Table of Contents

  1. Introduction
  2. Model
  3. Code
  4. Take Aways

Introduction

As part of the Advanced Econometrics class, we did an exploration of Gradient Descent and Newton Method as an optimization tool for machine learning, in relation to linear and logistic regressions. In this post, I will be documenting the learning points and my key take aways from this.

Model

As part of the project, we were expected to write our own gradient descent and Newton method code to find the optimal solutions to the below set of multi-variate functions:

Function 1:

x^2 + y^2 = 10
x - 3y = -10

graph1.jpg

Function 2:

x^2 + y^2 = 26
3x^2 + 25y^2 = 100

graph2.jpg

The regressions were run over 1000 iterations, with a learning rate of 0.001.

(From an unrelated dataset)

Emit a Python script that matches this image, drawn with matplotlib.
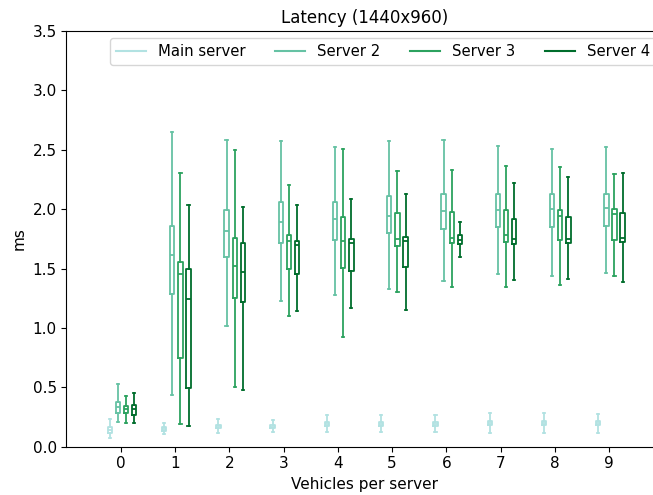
import matplotlib
matplotlib.use("Agg")
import matplotlib.pyplot as plt
from matplotlib.lines import Line2D

vehicles = [0, 1, 2, 3, 4, 5, 6, 7, 8, 9]
series_names = ["Main server", "Server 2", "Server 3", "Server 4"]
colors = ["#b2e2e2", "#66c2a4", "#2ca25f", "#006d2c"]

# Box statistics (ms) per vehicle count
main_whishi = [0.23, 0.197, 0.23, 0.225, 0.265, 0.265, 0.265, 0.282, 0.282, 0.273]
main_q3 = [0.163, 0.169, 0.186, 0.185, 0.21, 0.21, 0.21, 0.218, 0.218, 0.215]
main_med = [0.138, 0.152, 0.172, 0.169, 0.194, 0.192, 0.192, 0.2, 0.2, 0.197]
main_q1 = [0.116, 0.135, 0.158, 0.155, 0.178, 0.176, 0.176, 0.182, 0.182, 0.18]
main_whislo = [0.073, 0.107, 0.118, 0.121, 0.124, 0.121, 0.121, 0.116, 0.113, 0.118]

s2_whishi = [0.524, 2.652, 2.581, 2.572, 2.522, 2.57, 2.578, 2.53, 2.51, 2.527]
s2_q3 = [0.38, 1.854, 1.995, 2.06, 2.057, 2.11, 2.13, 2.124, 2.124, 2.13]
s2_med = [0.332, 1.617, 1.82, 1.894, 1.916, 1.944, 1.981, 1.995, 1.998, 2.009]
s2_q1 = [0.285, 1.282, 1.598, 1.716, 1.741, 1.795, 1.832, 1.851, 1.849, 1.857]
s2_whislo = [0.205, 0.431, 1.014, 1.228, 1.279, 1.33, 1.398, 1.457, 1.44, 1.46]

s3_whishi = [0.425, 2.302, 2.5, 2.2, 2.505, 2.319, 2.333, 2.367, 2.353, 2.297]
s3_q3 = [0.341, 1.555, 1.753, 1.781, 1.938, 1.964, 1.978, 1.989, 1.995, 2.003]
s3_med = [0.316, 1.451, 1.524, 1.73, 1.733, 1.75, 1.756, 1.784, 1.944, 1.959]
s3_q1 = [0.285, 0.75, 1.251, 1.496, 1.507, 1.693, 1.716, 1.724, 1.739, 1.741]
s3_whislo = [0.2, 0.189, 0.499, 1.099, 0.921, 1.302, 1.347, 1.344, 1.364, 1.437]

s4_whishi = [0.45, 2.037, 2.015, 2.037, 2.088, 2.13, 1.894, 2.218, 2.268, 2.305]
s4_q3 = [0.347, 1.499, 1.713, 1.735, 1.747, 1.764, 1.786, 1.916, 1.938, 1.967]
s4_med = [0.316, 1.245, 1.468, 1.696, 1.713, 1.736, 1.744, 1.747, 1.747, 1.756]
s4_q1 = [0.27, 0.496, 1.217, 1.457, 1.479, 1.513, 1.708, 1.71, 1.716, 1.722]
s4_whislo = [0.197, 0.175, 0.476, 1.144, 1.167, 1.15, 1.595, 1.406, 1.414, 1.389]

series_stats = [
    (main_whislo, main_q1, main_med, main_q3, main_whishi),
    (s2_whislo, s2_q1, s2_med, s2_q3, s2_whishi),
    (s3_whislo, s3_q1, s3_med, s3_q3, s3_whishi),
    (s4_whislo, s4_q1, s4_med, s4_q3, s4_whishi),
]
offsets = [-0.2, -0.05, 0.1, 0.25]

plt.rcParams["font.size"] = 11

fig = plt.figure(figsize=(6.53, 4.95), dpi=100)
# the axes run a little past the right edge of the canvas
ax = fig.add_axes([0.1018, 0.0976, 0.914, 0.8398])
ax.spines["right"].set_visible(False)

for (lo, q1, med, q3, hi), off, col in zip(series_stats, offsets, colors):
    stats = [
        dict(whislo=lo[i], q1=q1[i], med=med[i], q3=q3[i], whishi=hi[i], fliers=[])
        for i in range(len(vehicles))
    ]
    pos = [v + off for v in vehicles]
    lw = 1.3
    ax.bxp(
        stats, positions=pos, widths=0.08, showfliers=False, manage_ticks=False,
        boxprops=dict(color=col, linewidth=lw),
        medianprops=dict(color=col, linewidth=lw),
        whiskerprops=dict(color=col, linewidth=lw),
        capprops=dict(color=col, linewidth=lw),
    )

ax.set_xlim(-1, 10)
ax.set_ylim(0, 3.5)
ax.set_xticks(vehicles)
ax.set_xticklabels([str(v) for v in vehicles])
ax.set_yticks([0, 0.5, 1.0, 1.5, 2.0, 2.5, 3.0, 3.5])
ax.set_xlabel("Vehicles per server")
ax.set_ylabel("ms")
ax.set_title("Latency (1440x960)", fontsize=12)

handles = [Line2D([0], [0], color=c, linewidth=1.5) for c in colors]
ax.legend(handles, series_names, loc="upper right", ncol=4, fontsize=10.75)

fig.savefig("out.png", dpi=100)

In general, the gradient descent and Newton methods arrived at the same answers as MATLAB’s own optimization functions. The number of iterations is roughly the same, although the Newton method theoretically should converge faster.

Also, it must be noted that the Newton method seems to see a divergence prior to converging to the right answer. This could be due to an issue with the learning rate, or due to the relative location of the starting guess in relation to the minimum point.

graddesc.jpg

newton.jpg

Code

The full self written MATLAB code is available on the github page for the project.

Take Aways

  1. Learning rate is extremely important. High learning rates often result in divergence, while learning rates that are too low could result in extremely slow convergence.

  2. Newton method seems to show a divergence prior to convergence. This could be due to the relative position of the starting guess.

  3. For systems where there are more than 1 optimum point, such as in Function 2, the end result that optimization gives is dependent on the starting location. Hence, it is necessary to check multiple different starting points for all optimization routines.